Allowing judges to overturn, re-write and invent laws means that they become what Shelley called poets -- "the unacknowledged legislators of mankind." The very latest judicial trend -- Justice Sandra Day O'Connor is a particular devotee of it -- is to root legal judgments in foreign precedents from countries with constitutions very different from the one hammered out in Philadelphia.
Instead of being ruled by elected representatives in Congress and the presidency, we gradually find ourselves living under laws shaped by a new political elite of international lawyers. They may hold very different opinions from the voters. As one speaker, Justice Dyson Heydon of the Australian high court, said in a public speech (the rules do not permit direct quotes from the Conversazione) some years ago: "When judges detect particular community values, whether in the Australian community or the 'international community,' as supporting their reasoning, they may sometimes become confused between the values which they think the community actually holds and the values which they think the community should hold."
Indeed, given the decisions of the U.S. Supreme Court on such matters as racial preferences -- in which the court has consistently imposed "mainstream" solutions opposed with equal consistency by large majorities of American voters -- there is no doubt that U.S. judges are guilty of exactly that confusion.
Nor did their confusion end there. Those at the Conversazione favorable to judicial activism responded with two arguments. The first was that judicial activism did not really exist. It was a misleading or useless category of analysis and grossly exaggerated the trivial extent to which judges invade the sphere of elected politicians. The second held that judicial activism was essential to save us from the kind of human rights abuses that occurred in the 1930s in Europe -- a necessary restraint on the potential oppression of minorities by majority rule, no less.
With lawyerly brilliance, some speakers even managed to combine both arguments: It was both vacuous and vital. Neither argument is persuasive. A judge who levies taxes to achieve equal educational outcomes across a state is doing something unelected and irremovable judges simply cannot do in a genuine democracy. To coin a phrase: No taxation without representation.
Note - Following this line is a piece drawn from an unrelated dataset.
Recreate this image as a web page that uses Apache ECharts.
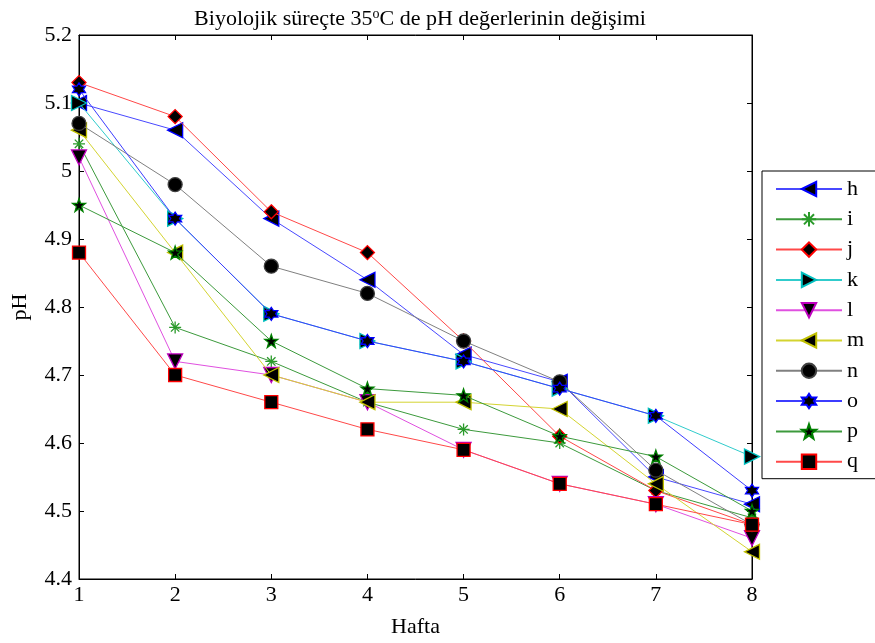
<!DOCTYPE html>
<html>
<head>
<meta charset="utf-8">
<script src="https://cdn.jsdelivr.net/npm/echarts@6/dist/echarts.min.js"></script>
<style>html,body{margin:0;padding:0;background:#fff}#c{width:875px;height:643px}</style>
</head>
<body>
<div id="c"></div>
<script>
var weeks = [1, 2, 3, 4, 5, 6, 7, 8];
var seriesNames = ['h', 'i', 'j', 'k', 'l', 'm', 'n', 'o', 'p', 'q'];
var h = [5.10, 5.06, 4.93, 4.84, 4.73, 4.69, 4.55, 4.51];
var i_ = [5.04, 4.77, 4.72, 4.66, 4.62, 4.60, 4.53, 4.49];
var j = [5.13, 5.08, 4.94, 4.88, 4.75, 4.61, 4.53, 4.48];
var k = [5.10, 4.93, 4.79, 4.75, 4.72, 4.68, 4.64, 4.58];
var l = [5.02, 4.72, 4.70, 4.66, 4.59, 4.54, 4.51, 4.46];
var m = [5.06, 4.88, 4.70, 4.66, 4.66, 4.65, 4.54, 4.44];
var n = [5.07, 4.98, 4.86, 4.82, 4.75, 4.69, 4.56, 4.48];
var o = [5.12, 4.93, 4.79, 4.75, 4.72, 4.68, 4.64, 4.53];
var p = [4.95, 4.88, 4.75, 4.68, 4.67, 4.61, 4.58, 4.50];
var q = [4.88, 4.70, 4.66, 4.62, 4.59, 4.54, 4.51, 4.48];
var yTicks = [4.4, 4.5, 4.6, 4.7, 4.8, 4.9, 5.0, 5.1, 5.2];

function starPath(points, rOuter, rInner) {
  var s = '';
  for (var t = 0; t < points * 2; t++) {
    var r = t % 2 === 0 ? rOuter : rInner;
    var a = -Math.PI / 2 + t * Math.PI / points;
    s += (t === 0 ? 'M' : 'L') + (r * Math.cos(a)).toFixed(3) + ',' + (r * Math.sin(a)).toFixed(3);
  }
  return 'path://' + s + 'Z';
}
var pentagram = starPath(5, 1, 0.4);
var hexagram = starPath(6, 1, 0.58);
var asterisk = 'path://M0,-1L0,1M-1,0L1,0M-0.7,-0.7L0.7,0.7M-0.7,0.7L0.7,-0.7';

var styles = [
  {data: h, line: '#4848ff', edge: '#0000ff', fill: '#000', symbol: 'triangle', rot: 90, size: 15},
  {data: i_, line: '#3c9a3c', edge: '#2a9a2a', fill: 'none', symbol: asterisk, rot: 0, size: 12},
  {data: j, line: '#ff4848', edge: '#ff0000', fill: '#000', symbol: 'diamond', rot: 0, size: 14},
  {data: k, line: '#30cccc', edge: '#00bfbf', fill: '#000', symbol: 'triangle', rot: -90, size: 15},
  {data: l, line: '#e050e0', edge: '#bf00bf', fill: '#000', symbol: 'triangle', rot: 180, size: 15},
  {data: m, line: '#d4d430', edge: '#bfbf00', fill: '#000', symbol: 'triangle', rot: 90, size: 15},
  {data: n, line: '#808080', edge: '#404040', fill: '#000', symbol: 'circle', rot: 0, size: 14},
  {data: o, line: '#3c3cff', edge: '#0000ff', fill: '#000', symbol: hexagram, rot: 0, size: 13},
  {data: p, line: '#3c9a3c', edge: '#008000', fill: '#000', symbol: pentagram, rot: 0, size: 13},
  {data: q, line: '#ff4848', edge: '#ff0000', fill: '#000', symbol: 'rect', rot: 0, size: 13}
];

var font = 'Liberation Serif';
var fs = 22;
var series = seriesNames.map(function (name, idx) {
  var st = styles[idx];
  return {
    name: name,
    type: 'line',
    xAxisIndex: 0,
    yAxisIndex: 0,
    data: weeks.map(function (w, t) { return [w, st.data[t]]; }),
    symbol: st.symbol,
    symbolRotate: st.rot,
    symbolSize: st.size,
    showAllSymbol: true,
    animation: false,
    lineStyle: {color: st.line, width: 1},
    itemStyle: {color: st.fill, borderColor: st.edge, borderWidth: 1.3, opacity: 1},
    emphasis: {disabled: true},
    z: 2 + idx
  };
});

function fmt(v) { return String(parseFloat(v.toFixed(1))); }

var chart = echarts.init(document.getElementById('c'), null, {renderer: 'canvas'});
chart.setOption({
  animation: false,
  backgroundColor: '#fff',
  textStyle: {fontFamily: font},
  title: {
    text: 'Biyolojik süreçte 35{sup|o}C de pH değerlerinin değişimi',
    left: 415, top: 2, textAlign: 'center',
    textStyle: {
      fontFamily: font, fontSize: 22, fontWeight: 'normal', color: '#000',
      rich: {sup: {fontFamily: font, fontSize: 14, verticalAlign: 'top', padding: [0, 0, 10, 0], color: '#000'}}
    }
  },
  grid: {left: 79, right: 123, top: 35, bottom: 63, show: true, borderColor: '#000', borderWidth: 1, containLabel: false},
  legend: {
    orient: 'vertical', left: 762, top: 171,
    data: seriesNames,
    itemWidth: 66, itemHeight: 18, itemGap: 8.3,
    padding: [7, 24, 6, 13],
    borderColor: '#000', borderWidth: 1, backgroundColor: '#fff',
    textStyle: {fontFamily: font, fontSize: fs, color: '#000', padding: [0, 0, 0, 0]},
    selectedMode: false
  },
  xAxis: [{
    type: 'value', min: 1, max: 8, interval: 1,
    name: 'Hafta', nameLocation: 'middle', nameGap: 37,
    nameTextStyle: {fontFamily: font, fontSize: fs, color: '#000'},
    axisLine: {show: true, onZero: false, lineStyle: {color: '#000', width: 1}},
    axisTick: {show: true, inside: true, length: 5, lineStyle: {color: '#000'}},
    axisLabel: {fontFamily: font, fontSize: fs, color: '#000', margin: 5},
    splitLine: {show: false}
  }, {
    type: 'value', min: 1, max: 8, interval: 1, position: 'top',
    axisLine: {show: true, onZero: false, lineStyle: {color: '#000', width: 1}},
    axisTick: {show: true, inside: true, length: 5, lineStyle: {color: '#000'}},
    axisLabel: {show: false}, splitLine: {show: false}
  }],
  yAxis: [{
    type: 'value', min: 4.4, max: 5.2, interval: 0.1,
    name: 'pH', nameLocation: 'middle', nameGap: 48, nameRotate: 90,
    nameTextStyle: {fontFamily: font, fontSize: fs, color: '#000'},
    axisLine: {show: true, onZero: false, lineStyle: {color: '#000', width: 1}},
    axisTick: {show: true, inside: true, length: 5, lineStyle: {color: '#000'}},
    axisLabel: {fontFamily: font, fontSize: fs, color: '#000', margin: 7, formatter: fmt},
    splitLine: {show: false}
  }, {
    type: 'value', min: 4.4, max: 5.2, interval: 0.1, position: 'right',
    axisLine: {show: true, onZero: false, lineStyle: {color: '#000', width: 1}},
    axisTick: {show: true, inside: true, length: 5, lineStyle: {color: '#000'}},
    axisLabel: {show: false}, splitLine: {show: false}
  }],
  series: series
});
</script>
</body>
</html>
Equally, if the judges have the power to override the majority in order to defend minority rights, what is to prevent them from using that power to oppress both majorities and minorities? That is not a hypothetical point. Nazi oppression in 1930s Europe was greatly assisted by the fact that the judiciary, the bureaucracy, and other non-democratic elements in the German state were much more supportive of Hitler than the voters as a whole. Hitler never gained a democratic majority.
Moreover, under the rules of the democratic game, majorities can become minorities overnight in an election, whereas the rules of the judicial game insulate judges from popular disapproval.
These arguments were vigorously batted back and forth. But the debate moved to more subtle distinctions when Scalia and Breyer delivered their lectures. Both plainly like each other. Each cross-examined the other in witty exchanges. And they narrowed the difference between their positions considerably.
In particular, Breyer accepted that it was desirable to restrain the dragon of judicial "subjectivity" that Scalia would slay by requiring judges to interpret the actual words of the law or Constitution. It was, however, a modest and deceptive concession. As Breyer argues in his new book, Active Liberty, the "originalist" or "literalist" approach recommended by his opponent has its own problems of subjectivity: "Will canons of interpretation provide objective answers? One canon tells the court to choose an interpretation that gives every statutory word a meaning. Another permits the court to ignore a word . . . if otherwise the construction is repugnant to the statute's purpose."
This is a fair point. Some element of subjectivity is inseparable from legal and constitutional interpretation. Otherwise law enforcement would be a merely practical activity with little or no intellectual content. What is vital if judicial tyranny is to be avoided, however, is to narrow the scope of subjective interpretation as much as possible. And a judicial philosophy that allows the judge to draw upon a wide range of considerations in interpreting the law -- not excluding foreign precedents and constitutional declarations -- will in practice enable him to legislate rather freely under the guise of sophisticated interpretation.
Fortunately, the subtle distinctions and narrow scope of the Scalia-Breyer debate suggest that judicial activism is now on the defensive; unfortunately, with champions as skilled as Breyer, it still has a great deal of fight left in it.
At this time the Supreme Court supports or endorses terrorist rights, flag burning, and thanks to Ginsburg, the importing of foreign law. The court has not followed the Constitution for several decades; the court is legislating from the bench, their opinions and in many cases ignoring the Constitution completely. Roe v. Wade is a prime example.
Term Limits for the Supreme Court and Term Limits for all politicians and that must start at the state level i.e., grassroots activity.